A: It would perhaps be easier to understand if you knew the actual site; a considerable task in mediaeval times when I do not think we were into canal building in Scotland, but good question for later on when, in fact, they built the Crinan Canal farther north. I do not know if there is an actual answer.

Q: Who was the originator of the concept that "all inheritance of the lands should be by male heirs only" and, if that eventually failed, the lands were to be returned to the Chief of the Clan, thus ensuring that Campbells held on to their land?

A: The Campbell chiefs seem to have been wise enough to have inserted this clause into their grants of land, to ensure that the land could not pass through an heiress to an alien owner. On occasion, they themselves had exploited the lack of such a clause as the book makes clear. I think normal feudal practice, although by no means universal, was for succession by male heirs, and the Campbells made sure that this was so.

Q: I want to thank you personally for including, toward the end of the first volume, chapters on "The Clan" and "Clan Tartans", much of which is information for the entire Scottish community. Why did you feel the necessity to do so?

A: Delighted if you found them interesting. I would actually hope that much of the book would be of interest to others apart from Campbells for whom, of course, it is principally aimed. Certainly anyone from a clan in direct contact with the Campbells should find plenty of interest, as should people with a wider interest in Highland and Scottish history.

Q: And finally, as a Shaw whose ancestors come from the Isle of Jura, was there ever a time the Jura Shaws were looked upon as a sept of Clan Campbell? I'm familiar with the MacDonald concept, but I wondered if Shaws under Campbell ownership of Jura ever went over to Campbells?

A: I cannot answer with any certainty. If such an occasion had arisen under Campbell ownership, the inhabitants would have followed their masters - or else. I attach my notes on your family which you may find of interest.

Q: Do you see Tony Blair taking the United Kingdom into the European Union? If so, is there a parallel to the 1707 Union between Scotland and her neighbours to the south?

A: TB is thought to harbour personal Messianic ambitions as regards Europe. The British public as of now are strongly opposed to the idea. It will never work; it doesn’t now and the addition of a motley collection of new members will spell its death knell. Personally I hope we come out. As regards 1707, we have been some 10% of the UK electorate with 11.2 % of Members of Parliament with a loud shout in all affairs. In Europe, we would have six votes out of 626, or 1%.

Q: In America, we are aware that one of the parties is pressing for independence. In your opinion, could Scotland support herself with the services they now have with a population of 5.5 million people?

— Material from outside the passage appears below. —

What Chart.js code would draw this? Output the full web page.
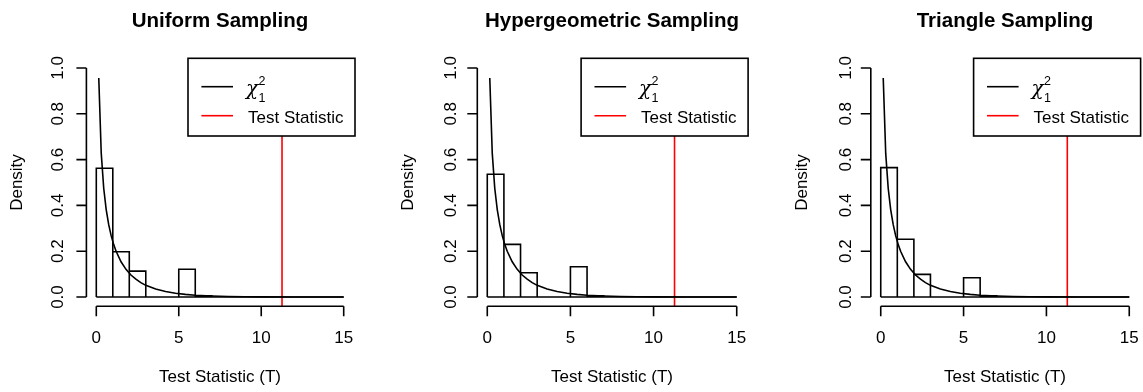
<!DOCTYPE html>
<html><head><meta charset="utf-8">
<script src="https://cdn.jsdelivr.net/npm/chart.js@4.4.0/dist/chart.umd.min.js"></script>
<style>
html,body{margin:0;padding:0;background:#fff;}
body{width:1143px;height:392px;overflow:hidden;position:relative;}
canvas{position:absolute;top:0;}
</style>
</head><body>
<canvas id="c0" width="381" height="392" style="left:0px;width:381px;height:392px"></canvas>
<canvas id="c1" width="381" height="392" style="left:381px;width:381px;height:392px"></canvas>
<canvas id="c2" width="381" height="392" style="left:762px;width:381px;height:392px"></canvas>
<script>
// ---- data ----
const panelTitles = ["Uniform Sampling", "Hypergeometric Sampling", "Triangle Sampling"];
const binEdges = [0,1,2,3,4,5,6,7,8,9,10,11,12,13,14,15];
const uniformDensity     = [0.562,0.198,0.113,0,0,0.121,0.005,0,0,0,0,0,0,0,0];
const hypergeomDensity   = [0.536,0.230,0.106,0,0,0.132,0.005,0,0,0,0,0,0,0,0];
const triangleDensity    = [0.565,0.252,0.099,0,0,0.084,0.005,0,0,0,0,0,0,0,0];
const chiX = [0.15,0.3,0.45,0.6,0.75,0.9,1.05,1.2,1.5,1.8,2.1,2.4,2.7,3.0,3.6,4.2,4.8,5.4,6.0,7.0,8.0,9.0,10.0,12.0,15.0];
const chiY = [0.956,0.627,0.475,0.382,0.317,0.268,0.230,0.200,0.154,0.121,0.096,0.078,0.063,0.051,0.035,0.024,0.0165,0.0115,0.008,0.0046,0.0026,0.0015,0.0009,0.0003,0.0001];
const testStatistic = 11.26;
const xTicks = [0,5,10,15];
const xTickLabels = ["0","5","10","15"];
const yTicks = [0,0.2,0.4,0.6,0.8,1.0];
const yTickLabels = ["0.0","0.2","0.4","0.6","0.8","1.0"];
const xAxisTitle = "Test Statistic (T)";
const yAxisTitle = "Density";
const legendLabels = ["χ", "Test Statistic"];

const densities = [uniformDensity, hypergeomDensity, triangleDensity];
// layout (pixels)
const padLeft  = [86.4, 96.3, 108.8];
const padRight = [27.4, 15.3, 3.8];
const yLabGap  = [23.5, 21.3, 20.3];

const FONT = '"Liberation Sans", Arial, sans-serif';
const LW = 1.6;

function histOutline(edges, dens){
  const pts = [];
  for (let i = 0; i < dens.length; i++){
    pts.push({x:edges[i], y:0});
    pts.push({x:edges[i], y:dens[i]});
    pts.push({x:edges[i+1], y:dens[i]});
    pts.push({x:edges[i+1], y:0});
  }
  pts.push({x:edges[0], y:0});
  return pts;
}

function makePlugin(idx){
  return {
    id: 'rstyle'+idx,
    afterDraw(chart){
      const ctx = chart.ctx, ca = chart.chartArea;
      const xs = chart.scales.x, ys = chart.scales.y;
      ctx.save();
      ctx.strokeStyle = '#000'; ctx.fillStyle = '#000'; ctx.lineWidth = LW;
      // legend box
      const lw = 167, lh = 77.7;
      const lx = ca.right - lw + 1.4, ly = ca.top - 0.5;
      ctx.fillStyle = '#fff';
      ctx.fillRect(lx, ly, lw, lh);
      ctx.strokeStyle = '#000';
      ctx.strokeRect(lx, ly, lw, lh);
      ctx.beginPath(); ctx.moveTo(lx+13.4, ly+28.4); ctx.lineTo(lx+45, ly+28.4); ctx.stroke();
      ctx.strokeStyle = '#ff0000';
      ctx.beginPath(); ctx.moveTo(lx+13.4, ly+57.4); ctx.lineTo(lx+45, ly+57.4); ctx.stroke();
      ctx.fillStyle = '#000';
      ctx.textAlign = 'left'; ctx.textBaseline = 'alphabetic';
      ctx.font = 'italic 20px "DejaVu Serif", serif';
      ctx.fillText(legendLabels[0], lx+58, ly+37);
      ctx.font = '12.5px ' + FONT;
      ctx.fillText('2', lx+70.5, ly+26.8);
      ctx.fillText('1', lx+70.5, ly+43.8);
      ctx.font = '17px ' + FONT;
      ctx.fillText(legendLabels[1], lx+60, ly+64.2);

      // y axis
      ctx.strokeStyle = '#000';
      const ax = ca.left;
      ctx.beginPath();
      ctx.moveTo(ax, ys.getPixelForValue(yTicks[0]));
      ctx.lineTo(ax, ys.getPixelForValue(yTicks[yTicks.length-1]));
      yTicks.forEach(t => { const p = ys.getPixelForValue(t); ctx.moveTo(ax, p); ctx.lineTo(ax-10, p); });
      ctx.stroke();
      ctx.font = '17px ' + FONT;
      ctx.textAlign = 'center';
      yTicks.forEach((t,i) => {
        const p = ys.getPixelForValue(t);
        ctx.save(); ctx.translate(ax - yLabGap[idx], p); ctx.rotate(-Math.PI/2);
        ctx.fillText(yTickLabels[i], 0, 0); ctx.restore();
      });
      // y title
      const ymid = (ys.getPixelForValue(yTicks[0]) + ys.getPixelForValue(yTicks[yTicks.length-1]))/2;
      ctx.save(); ctx.translate(ax - 64, ymid); ctx.rotate(-Math.PI/2);
      ctx.fillText(yAxisTitle, 0, 0); ctx.restore();

      // x axis
      const ay = ca.bottom;
      ctx.beginPath();
      ctx.moveTo(xs.getPixelForValue(xTicks[0]), ay);
      ctx.lineTo(xs.getPixelForValue(xTicks[xTicks.length-1]), ay);
      xTicks.forEach(t => { const p = xs.getPixelForValue(t); ctx.moveTo(p, ay); ctx.lineTo(p, ay+10); });
      ctx.stroke();
      xTicks.forEach((t,i) => ctx.fillText(xTickLabels[i], xs.getPixelForValue(t), ay + 37));
      const xmid = (ca.left + ca.right)/2;
      ctx.fillText(xAxisTitle, xmid, ay + 75.8);
      // title
      ctx.font = 'bold 20.5px ' + FONT;
      ctx.fillText(panelTitles[idx], xmid, 26.7);
      ctx.restore();
    }
  };
}

for (let i = 0; i < 3; i++){
  new Chart(document.getElementById('c'+i), {
    type: 'line',
    data: {
      datasets: [
        { data: histOutline(binEdges, densities[i]), borderColor:'#000', borderWidth:LW, pointRadius:0, tension:0, fill:false },
        { data: chiX.map((x,k)=>({x:x, y:chiY[k]})), borderColor:'#000', borderWidth:LW, pointRadius:0, tension:0, fill:false },
        { data: [{x:testStatistic, y:-0.04},{x:testStatistic, y:1.04}], borderColor:'#ff0000', borderWidth:LW, pointRadius:0, tension:0, fill:false }
      ]
    },
    options: {
      responsive:false, devicePixelRatio:1, animation:false,
      layout: { padding: { left: padLeft[i], right: padRight[i], top: 58.8, bottom: 85.8 } },
      scales: {
        x: { type:'linear', min:-0.6, max:15.6, display:false },
        y: { type:'linear', min:-0.04, max:1.04, display:false }
      },
      plugins: { legend:{display:false}, tooltip:{enabled:false}, title:{display:false} }
    },
    plugins: [makePlugin(i)]
  });
}
</script>
</body></html>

A: Yes, of course, we could - at a price. I think an independent Scotland might be an excessively uncomfortable place to live; it would split between the rural Highlands and Lowlands and the industrial Middle Belt that contains the bulk of the population. It would be a very left-wing country with punitive levels of taxation necessary to pay for services. I also mistrust the calibre of our politicians and the inherent factionalism (is there such a word?) of the Scot - in other words, the deep divisions which fight with each other in the country.